Your task is to retype, word for word, the lines from the start of the data through the line holding "const stepDeg = 0.2;". Do not include the pictures.

**DATASET EXCERPT**
— start —

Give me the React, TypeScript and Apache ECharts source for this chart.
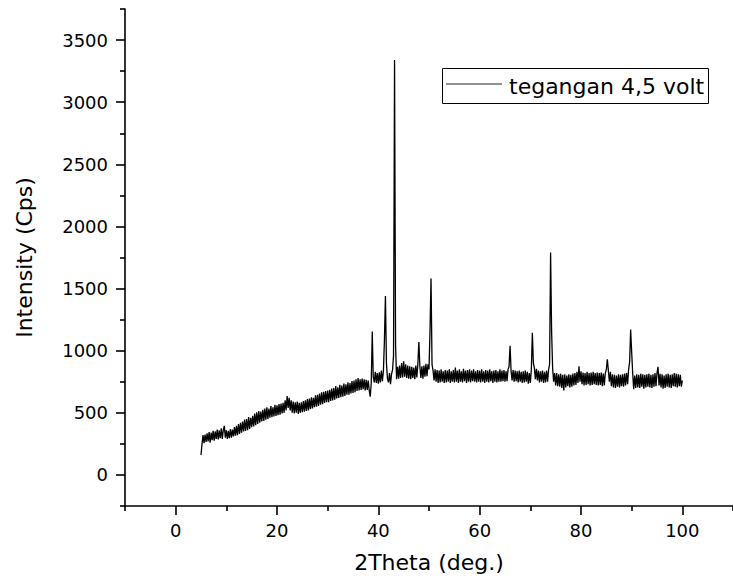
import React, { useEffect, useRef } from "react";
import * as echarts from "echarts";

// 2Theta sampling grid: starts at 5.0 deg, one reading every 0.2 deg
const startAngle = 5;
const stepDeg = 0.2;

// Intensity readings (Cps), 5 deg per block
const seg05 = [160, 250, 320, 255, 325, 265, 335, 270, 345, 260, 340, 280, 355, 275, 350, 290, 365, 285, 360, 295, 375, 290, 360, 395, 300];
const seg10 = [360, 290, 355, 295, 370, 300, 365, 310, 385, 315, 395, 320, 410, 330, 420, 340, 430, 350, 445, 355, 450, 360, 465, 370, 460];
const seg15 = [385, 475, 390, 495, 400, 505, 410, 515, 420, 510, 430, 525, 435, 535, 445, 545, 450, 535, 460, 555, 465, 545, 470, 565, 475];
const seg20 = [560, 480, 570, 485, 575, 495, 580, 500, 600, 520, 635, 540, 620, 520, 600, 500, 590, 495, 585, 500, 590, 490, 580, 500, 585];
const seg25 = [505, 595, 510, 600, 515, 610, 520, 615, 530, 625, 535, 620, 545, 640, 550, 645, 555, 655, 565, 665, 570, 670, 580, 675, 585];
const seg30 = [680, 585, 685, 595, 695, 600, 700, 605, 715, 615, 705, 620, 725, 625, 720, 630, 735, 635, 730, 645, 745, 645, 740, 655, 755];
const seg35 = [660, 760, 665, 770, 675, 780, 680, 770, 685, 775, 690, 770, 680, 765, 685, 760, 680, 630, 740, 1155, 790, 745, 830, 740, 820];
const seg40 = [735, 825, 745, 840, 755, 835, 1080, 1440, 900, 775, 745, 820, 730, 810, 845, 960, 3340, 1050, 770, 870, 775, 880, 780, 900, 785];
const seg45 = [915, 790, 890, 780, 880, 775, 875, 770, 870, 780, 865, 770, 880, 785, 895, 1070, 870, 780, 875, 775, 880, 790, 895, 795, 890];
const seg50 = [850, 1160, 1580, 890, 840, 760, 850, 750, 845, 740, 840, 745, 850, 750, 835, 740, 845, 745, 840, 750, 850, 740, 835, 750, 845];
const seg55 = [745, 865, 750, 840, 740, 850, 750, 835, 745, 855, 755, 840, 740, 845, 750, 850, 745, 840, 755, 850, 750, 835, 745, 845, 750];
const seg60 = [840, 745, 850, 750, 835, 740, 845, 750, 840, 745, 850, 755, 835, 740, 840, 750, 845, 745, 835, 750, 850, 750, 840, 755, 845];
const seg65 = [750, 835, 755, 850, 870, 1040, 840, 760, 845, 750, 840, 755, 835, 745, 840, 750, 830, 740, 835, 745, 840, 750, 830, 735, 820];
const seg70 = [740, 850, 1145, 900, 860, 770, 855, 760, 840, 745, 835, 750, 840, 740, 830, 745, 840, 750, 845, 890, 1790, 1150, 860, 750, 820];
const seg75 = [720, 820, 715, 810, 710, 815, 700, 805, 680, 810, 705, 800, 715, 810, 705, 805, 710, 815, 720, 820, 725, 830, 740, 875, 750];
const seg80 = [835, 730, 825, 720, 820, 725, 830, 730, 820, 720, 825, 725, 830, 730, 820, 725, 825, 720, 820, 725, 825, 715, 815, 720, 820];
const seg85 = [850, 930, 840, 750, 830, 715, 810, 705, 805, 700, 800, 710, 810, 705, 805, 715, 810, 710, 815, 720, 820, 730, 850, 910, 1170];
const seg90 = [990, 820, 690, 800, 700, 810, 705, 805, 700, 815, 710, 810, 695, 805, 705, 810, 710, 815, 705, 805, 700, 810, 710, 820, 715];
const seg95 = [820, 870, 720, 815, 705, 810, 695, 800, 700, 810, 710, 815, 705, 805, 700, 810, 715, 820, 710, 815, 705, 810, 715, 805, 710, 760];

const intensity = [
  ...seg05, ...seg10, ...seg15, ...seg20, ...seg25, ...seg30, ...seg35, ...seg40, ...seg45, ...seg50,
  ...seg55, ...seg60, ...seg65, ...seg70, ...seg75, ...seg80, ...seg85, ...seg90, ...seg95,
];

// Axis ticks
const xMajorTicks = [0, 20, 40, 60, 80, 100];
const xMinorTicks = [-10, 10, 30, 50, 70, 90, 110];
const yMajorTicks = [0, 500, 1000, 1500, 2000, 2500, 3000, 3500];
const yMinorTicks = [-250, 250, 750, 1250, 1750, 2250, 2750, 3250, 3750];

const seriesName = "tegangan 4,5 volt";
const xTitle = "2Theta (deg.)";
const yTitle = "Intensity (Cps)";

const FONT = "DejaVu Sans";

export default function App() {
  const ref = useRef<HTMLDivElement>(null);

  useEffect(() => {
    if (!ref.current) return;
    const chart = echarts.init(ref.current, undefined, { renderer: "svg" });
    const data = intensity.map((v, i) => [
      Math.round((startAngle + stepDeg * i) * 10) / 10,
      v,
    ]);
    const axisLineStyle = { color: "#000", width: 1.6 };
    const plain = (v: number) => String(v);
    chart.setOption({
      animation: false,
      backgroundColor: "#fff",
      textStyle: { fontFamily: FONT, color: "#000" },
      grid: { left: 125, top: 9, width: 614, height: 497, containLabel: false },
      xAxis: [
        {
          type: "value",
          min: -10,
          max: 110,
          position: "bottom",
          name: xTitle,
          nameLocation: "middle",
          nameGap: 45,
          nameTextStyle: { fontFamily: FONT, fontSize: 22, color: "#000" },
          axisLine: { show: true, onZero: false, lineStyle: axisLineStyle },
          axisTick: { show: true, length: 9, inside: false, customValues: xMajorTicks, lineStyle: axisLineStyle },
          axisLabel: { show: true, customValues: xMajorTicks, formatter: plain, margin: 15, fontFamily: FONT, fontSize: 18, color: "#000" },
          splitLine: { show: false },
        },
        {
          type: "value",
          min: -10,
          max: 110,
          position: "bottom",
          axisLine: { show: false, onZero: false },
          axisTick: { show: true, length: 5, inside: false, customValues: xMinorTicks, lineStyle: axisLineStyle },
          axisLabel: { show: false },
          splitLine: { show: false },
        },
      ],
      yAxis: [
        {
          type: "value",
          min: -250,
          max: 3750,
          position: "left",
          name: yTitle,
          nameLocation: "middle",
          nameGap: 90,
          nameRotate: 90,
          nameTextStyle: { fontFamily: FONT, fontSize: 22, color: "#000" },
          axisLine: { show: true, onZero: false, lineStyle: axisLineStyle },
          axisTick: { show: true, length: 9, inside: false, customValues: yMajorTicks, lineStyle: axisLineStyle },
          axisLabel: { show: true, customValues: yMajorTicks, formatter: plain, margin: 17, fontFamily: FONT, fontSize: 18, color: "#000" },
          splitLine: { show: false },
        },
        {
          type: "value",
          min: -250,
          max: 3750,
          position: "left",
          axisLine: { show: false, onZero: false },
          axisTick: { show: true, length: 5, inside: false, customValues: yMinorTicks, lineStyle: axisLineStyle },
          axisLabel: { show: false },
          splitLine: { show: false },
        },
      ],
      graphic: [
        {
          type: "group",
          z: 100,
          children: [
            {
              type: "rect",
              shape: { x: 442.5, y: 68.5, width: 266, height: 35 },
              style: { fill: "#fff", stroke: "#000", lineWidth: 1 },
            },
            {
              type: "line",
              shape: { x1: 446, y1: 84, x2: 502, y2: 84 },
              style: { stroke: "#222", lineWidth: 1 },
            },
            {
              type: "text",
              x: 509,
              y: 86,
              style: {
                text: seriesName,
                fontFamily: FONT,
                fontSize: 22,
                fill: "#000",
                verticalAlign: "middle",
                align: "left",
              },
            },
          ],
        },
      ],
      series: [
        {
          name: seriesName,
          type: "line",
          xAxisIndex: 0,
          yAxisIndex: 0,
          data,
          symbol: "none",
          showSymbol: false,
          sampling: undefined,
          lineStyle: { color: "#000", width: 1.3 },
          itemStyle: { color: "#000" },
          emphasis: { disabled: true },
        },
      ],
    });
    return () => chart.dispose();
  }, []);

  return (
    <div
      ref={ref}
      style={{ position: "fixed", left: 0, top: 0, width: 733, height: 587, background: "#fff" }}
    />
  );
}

— end —

**SOLUTION FOR THIS TASK**
Give me the React, TypeScript and Apache ECharts source for this chart.
import React, { useEffect, useRef } from "react";
import * as echarts from "echarts";

// 2Theta sampling grid: starts at 5.0 deg, one reading every 0.2 deg
const startAngle = 5;
const stepDeg = 0.2;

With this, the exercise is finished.